Juxtaposition is a powerful device. In 1997, my courtship and upcoming marriage to my wife, Anne-Brown, was juxtaposed with my decision to write Choices. In 2010 (and even years earlier during the design and creation phases), my rearing and raising of my two sons was juxtaposed with my decision to launch Synergy.

Now, in hindsight, I wonder about how those major family occurrences – those dramatically wonderful life changes – influenced my educational-career choices. In addition to being committed to research and experimentation, I think my marriage year and my childrearing drastically influenced my decisions to create Choices and Synergy. With my marriage, I believe that I identified more strongly with the parents who send their children to school. I believe that I could put myself in their shoes as life partners who were contemplating a family and what it means to be a family in this city, state, nation, and world. And, certainly with my raising of my sons, I viewed each and every student differently. In the faces of the 561 children at school, I saw the faces and hearts and minds of my own two children.

And I want more for them than the outmoded, outdated portions of school that reside in an industrial-age era. Don’t get me wrong – I love school. I believe in school. But I think school needs some significant R&D work! And I would like to be part of that team – those teams – of people who are working tirelessly to review, reset, re-imagine, re-purpose, revise and re-invent school. I want something different for my boys and for all of the children that remind me of my boys. I would love for school to be more relevant and less silo-ed. I would love for school to be less grade-oriented and more feedback and assessment oriented. I would love for school to more closely resemble the world in which we are preparing our students to live and work.

Interestingly (to me), as I sit and type, I am realizing that my 1997 decision about Choices was also juxtaposed with my contemplations about graduate school – would I study the intersections of economics and anthropology, or would I study the complexities of education? And, in 2010, juxtaposed with my decision to pilot Synergy, I was getting much more immersed in blogging and the blog-o-sphere – reading and writing fairly voraciously about what was happening in schooling and education across the planet. Those windows of insight – both those lenses of family and those lenses of my own professional learning and contemplation – made me want desperately to be more involved in the team of people “trying to build a better lightbulb.”

And so, this morning, I face another juxtaposition. Today, I begin officially at Unboundary, serving as the director of educational innovation. For the past few months, I have received some interesting reactions from people about my decision to explore education and schooling from a different perspective than that of an “active school person” teaching quintessential classrooms of students and administrating a faculty.

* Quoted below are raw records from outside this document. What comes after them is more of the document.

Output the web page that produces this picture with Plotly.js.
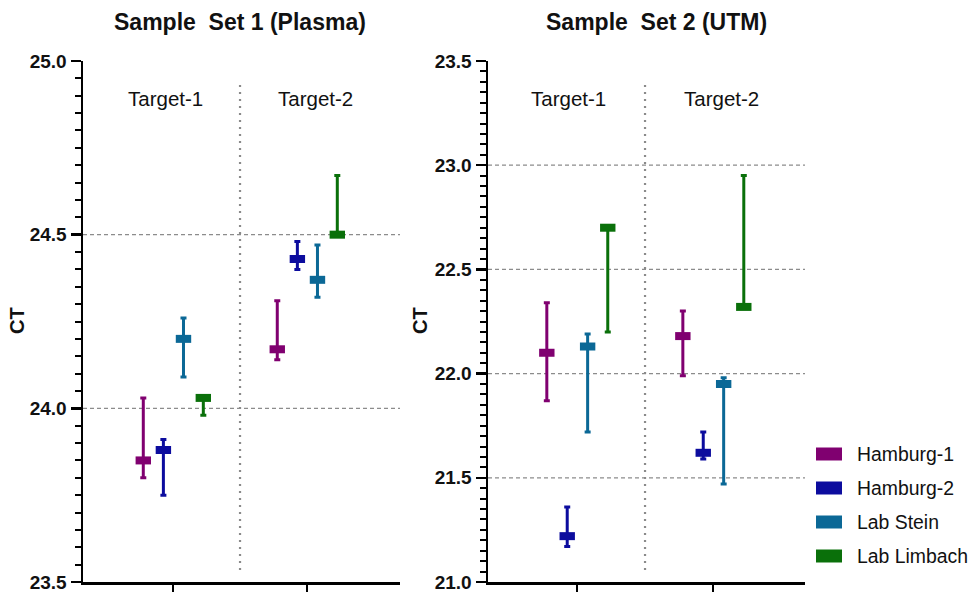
<!DOCTYPE html>
<html>
<head>
<meta charset="utf-8">
<script src="https://cdn.plot.ly/plotly-3.0.1.min.js"></script>
<style>html,body{margin:0;padding:0;background:#fff;}#chart{width:968px;height:592px;}</style>
</head>
<body>
<div id="chart"></div>
<script>
// ---------------- data ----------------
var targets = ["Target-1", "Target-2"];
var seriesNames = ["Hamburg-1", "Hamburg-2", "Lab Stein", "Lab Limbach"];
var seriesColors = ["#800070", "#0C0C9E", "#0B6896", "#0A700A"];

var panelTitles = ["Sample\u00A0 Set 1 (Plasma)", "Sample\u00A0 Set 2 (UTM)"];

// Sample Set 1 (Plasma): [Target-1, Target-2]
var plasmaMedian = [[23.85, 24.17], [23.88, 24.43], [24.20, 24.37], [24.03, 24.50]];
var plasmaHigh   = [[24.03, 24.31], [23.91, 24.48], [24.26, 24.47], [24.03, 24.67]];
var plasmaLow    = [[23.80, 24.14], [23.75, 24.40], [24.09, 24.32], [23.98, 24.50]];

// Sample Set 2 (UTM)
var utmMedian = [[22.10, 22.18], [21.22, 21.62], [22.13, 21.95], [22.70, 22.32]];
var utmHigh   = [[22.34, 22.30], [21.36, 21.72], [22.19, 21.98], [22.70, 22.95]];
var utmLow    = [[21.87, 21.99], [21.17, 21.59], [21.72, 21.47], [22.20, 22.32]];

var yRanges = [[23.5, 25.0], [21.0, 23.5]];
var gridVals = [[24.0, 24.5], [21.5, 22.0, 22.5, 23.0]];

// ---------------- styling / layout ----------------
var W = 968, H = 592;
var FONT = "Arial, 'Liberation Sans', sans-serif";
var dodge = [-0.222, -0.072, 0.078, 0.226];
var targetPos = targets.map(function (t, i) { return i + 1; });

var panels = [
  {med: plasmaMedian, hi: plasmaHigh, lo: plasmaLow, xa: "x", ya: "y"},
  {med: utmMedian, hi: utmHigh, lo: utmLow, xa: "x2", ya: "y2"}
];

var traces = [];
panels.forEach(function (p) {
  seriesNames.forEach(function (name, s) {
    var med = p.med[s];
    traces.push({
      type: "scatter",
      mode: "markers",
      name: name,
      showlegend: false,
      xaxis: p.xa, yaxis: p.ya,
      x: targetPos.map(function (t) { return t + dodge[s]; }),
      y: med,
      marker: {symbol: "line-ew-open", size: 11, color: seriesColors[s],
               line: {width: 8, color: seriesColors[s]}},
      error_y: {type: "data", symmetric: false,
                array: med.map(function (m, i) { return p.hi[s][i] - m; }),
                arrayminus: med.map(function (m, i) { return m - p.lo[s][i]; }),
                color: seriesColors[s], thickness: 3, width: 3}
    });
  });
});

function px(x) { return x / W; }
function py(y) { return (H - y) / H; }

var yDom = [py(582), py(61)];
function xAxis(dom, range, anchor) {
  return {domain: dom, range: range, anchor: anchor, tickvals: targetPos, showticklabels: false,
          ticks: "outside", ticklen: 10, tickwidth: 2.5, tickcolor: "#000",
          showline: true, linewidth: 2.5, linecolor: "#000", showgrid: false, zeroline: false, fixedrange: true};
}
function yAxis(range, anchor) {
  return {domain: yDom, range: range, anchor: anchor, dtick: 0.5, tick0: 0, tickformat: ".1f",
          ticks: "outside", ticklen: 10, tickwidth: 2.5, tickcolor: "#000",
          minor: {dtick: 0.05, ticks: "outside", ticklen: 6, tickwidth: 2, tickcolor: "#000", showgrid: false},
          tickfont: {family: FONT, size: 19, color: "#111", weight: "bold"},
          ticklabeloverflow: "allow",
          showline: true, linewidth: 2.5, linecolor: "#000", showgrid: false, zeroline: false, fixedrange: true};
}

var shapes = [], annotations = [];
var axNames = [["x", "y"], ["x2", "y2"]];
var titleX = [240, 656];
gridVals.forEach(function (vals, p) {
  vals.forEach(function (v) {
    shapes.push({type: "line", layer: "below", xref: axNames[p][0] + " domain", x0: 0, x1: 1,
                 yref: axNames[p][1], y0: v, y1: v, line: {color: "#8c8c8c", width: 1.3, dash: "4px,3px"}});
  });
  shapes.push({type: "line", layer: "below", xref: axNames[p][0], x0: 1.5, x1: 1.5,
               yref: axNames[p][1] + " domain", y0: 0.023, y1: 0.954,
               line: {color: "#8a8a8a", width: 2.2, dash: "2px,5px"}});
  targets.forEach(function (t, i) {
    annotations.push({xref: axNames[p][0], x: targetPos[i] + (i === 0 ? -0.06 : 0.06),
                      yref: "paper", y: py(98), text: t, showarrow: false,
                      xanchor: "center", yanchor: "middle",
                      font: {family: FONT, size: 20.5, color: "#111"}});
  });
  annotations.push({xref: "paper", x: px(titleX[p]), yref: "paper", y: py(22), text: panelTitles[p],
                    showarrow: false, xanchor: "center", yanchor: "middle",
                    font: {family: FONT, size: 23, color: "#111", weight: "bold"}});
});
[17, 420].forEach(function (xx) {
  annotations.push({xref: "paper", x: px(xx), yref: "paper", y: py(321), text: "CT", textangle: -90,
                    showarrow: false, xanchor: "center", yanchor: "middle",
                    font: {family: FONT, size: 20, color: "#111", weight: "bold"}});
});
seriesNames.forEach(function (name, s) {
  var cy = 454 + 34 * s;
  shapes.push({type: "rect", xref: "paper", yref: "paper", x0: px(816), x1: px(842),
               y0: py(cy + 6.5), y1: py(cy - 6.5), fillcolor: seriesColors[s], line: {width: 0}});
  annotations.push({xref: "paper", x: px(855), yref: "paper", y: py(cy), text: name, showarrow: false,
                    xanchor: "left", yanchor: "middle", font: {family: FONT, size: 19.4, color: "#111"}});
});

var layout = {
  width: W, height: H,
  margin: {l: 0, r: 0, t: 0, b: 0},
  paper_bgcolor: "#fff", plot_bgcolor: "#fff",
  showlegend: false,
  xaxis: xAxis([px(83), px(400)], [0.328, 2.694], "y"),
  yaxis: yAxis(yRanges[0], "x"),
  xaxis2: xAxis([px(488), px(805)], [0.3456, 2.676], "y2"),
  yaxis2: yAxis(yRanges[1], "x2"),
  shapes: shapes,
  annotations: annotations
};

Plotly.newPlot("chart", traces, layout, {displayModeBar: false, staticPlot: true});
</script>
</body>
</html>
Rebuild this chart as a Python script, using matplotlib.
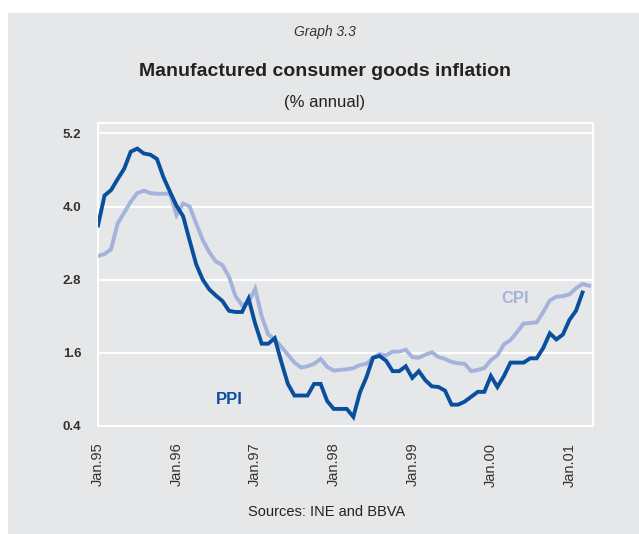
import matplotlib
matplotlib.use("Agg")
import matplotlib.pyplot as plt
from matplotlib.patches import Rectangle

# monthly year-on-year rates, Jan 1995 onwards
ppi = [3.69, 4.18, 4.27, 4.45, 4.62, 4.90, 4.95, 4.87, 4.85, 4.78,
       4.48, 4.24, 4.01, 3.84, 3.44, 3.05, 2.80, 2.64, 2.54, 2.45,
       2.29, 2.27, 2.27, 2.49, 2.08, 1.75, 1.75, 1.84, 1.45, 1.09,
       0.90, 0.90, 0.90, 1.09, 1.09, 0.81, 0.68, 0.68, 0.68, 0.55,
       0.95, 1.20, 1.52, 1.55, 1.47, 1.30, 1.30, 1.38, 1.19, 1.30,
       1.15, 1.05, 1.04, 0.98, 0.75, 0.75, 0.80, 0.88, 0.96, 0.96,
       1.22, 1.04, 1.22, 1.44, 1.44, 1.44, 1.51, 1.51, 1.68, 1.92,
       1.82, 1.90, 2.14, 2.29, 2.59]
cpi = [3.19, 3.22, 3.30, 3.72, 3.90, 4.08, 4.22, 4.26, 4.22, 4.21,
       4.21, 4.21, 3.86, 4.05, 4.00, 3.72, 3.45, 3.25, 3.10, 3.04,
       2.85, 2.53, 2.38, 2.43, 2.65, 2.20, 1.90, 1.82, 1.70, 1.57,
       1.44, 1.36, 1.38, 1.42, 1.50, 1.37, 1.31, 1.32, 1.33, 1.35,
       1.40, 1.42, 1.52, 1.58, 1.56, 1.62, 1.62, 1.65, 1.53, 1.52,
       1.57, 1.61, 1.53, 1.50, 1.45, 1.43, 1.42, 1.30, 1.32, 1.35,
       1.48, 1.56, 1.74, 1.81, 1.94, 2.08, 2.09, 2.10, 2.27, 2.46,
       2.52, 2.53, 2.56, 2.66, 2.73, 2.70]
year_labels = ["Jan.95", "Jan.96", "Jan.97", "Jan.98", "Jan.99", "Jan.00", "Jan.01"]
y_ticks = [0.4, 1.6, 2.8, 4.0, 5.2]

bg = "#e6e7e9"
dark_blue = "#0a4f9e"
light_blue = "#a4b2dc"
text_grey = "#333333"

plt.rcParams["font.family"] = ["Liberation Sans", "DejaVu Sans"]

W, H = 639, 534
fig = plt.figure(figsize=(W / 100, H / 100), dpi=100)
fig.patch.set_facecolor("white")
fig.patches.append(Rectangle((8 / W, 0), 1, 1 - 13 / H, transform=fig.transFigure,
                             facecolor=bg, edgecolor="none", zorder=-5))

def px(x, y):
    return x / W, 1 - y / H

left, right, top, bottom = 98, 593, 123, 426
ax = fig.add_axes([left / W, 1 - bottom / H, (right - left) / W, (bottom - top) / H])
ax.set_zorder(2)
ax.set_facecolor(bg)

ax.plot(range(len(cpi)), cpi, color=light_blue, lw=2.8, solid_joinstyle="miter", zorder=3)
ax.plot(range(len(ppi)), ppi, color=dark_blue, lw=2.8, solid_joinstyle="miter", zorder=4)

ax.set_xlim(0, 75.6)
ax.set_ylim(0.4, 5.37)
ax.set_xticks(range(0, 12 * len(year_labels), 12))
ax.set_xticklabels(year_labels, rotation=90, fontsize=10.5, color=text_grey)
ax.set_yticks(y_ticks)
ax.set_yticklabels([f"{v:.1f}" for v in y_ticks], fontsize=9.5, color=text_grey,
                   fontweight="bold")
ax.tick_params(axis="both", length=0)
ax.tick_params(axis="y", pad=12)
ax.tick_params(axis="x", pad=12)
ax.grid(axis="y", color="white", lw=1.5)
ax.set_axisbelow(True)
for s in ax.spines.values():
    s.set_color("white")
    s.set_linewidth(1.5)

ax.text(63.7, 2.49, "CPI", color=light_blue, fontsize=12, fontweight="bold",
        ha="center", va="center")
ax.text(20.1, 0.84, "PPI", color=dark_blue, fontsize=12, fontweight="bold",
        ha="center", va="center")

fig.text(*px(325, 32), "Graph 3.3", ha="center", va="center", fontsize=10,
         style="italic", color=text_grey)
fig.text(*px(325, 72), "Manufactured consumer goods inflation", ha="center",
         va="center", fontsize=14, fontweight="bold", color="#222222")
fig.text(*px(325, 102), "(% annual)", ha="center", va="center", fontsize=12,
         color="#222222")
fig.text(*px(327, 512), "Sources: INE and BBVA", ha="center", va="center",
         fontsize=10.5, color="#222222")

fig.savefig("out.png", dpi=100, facecolor=fig.get_facecolor())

Some have accused me of abandoning education and schooling. Others, of course, have been incredibly supportive and excited by my explorations and intended discoveries. For I do not believe I am abandoning schools or education. I do not think I am “selling out” to the corporate sector. I see that I am working on the next chapter of my education and learning book. I see that I am striving to serve as an operator at the intersection of what school has been, what school could be, and what strategic design and significance consulting can teach us about “schools” of the future.

As Martha Manning says in her story, “Some things just cannot be fixed.” Nevertheless, I am overjoyed to be working in a new type of research laboratory to experiment with the endless possibilities of what school could be. Maybe school doesn’t need fixing. Maybe school cannot be fixed. But school can learn, and school can change. In fact, that is the business of schools – learning and change. So…let’s make it so.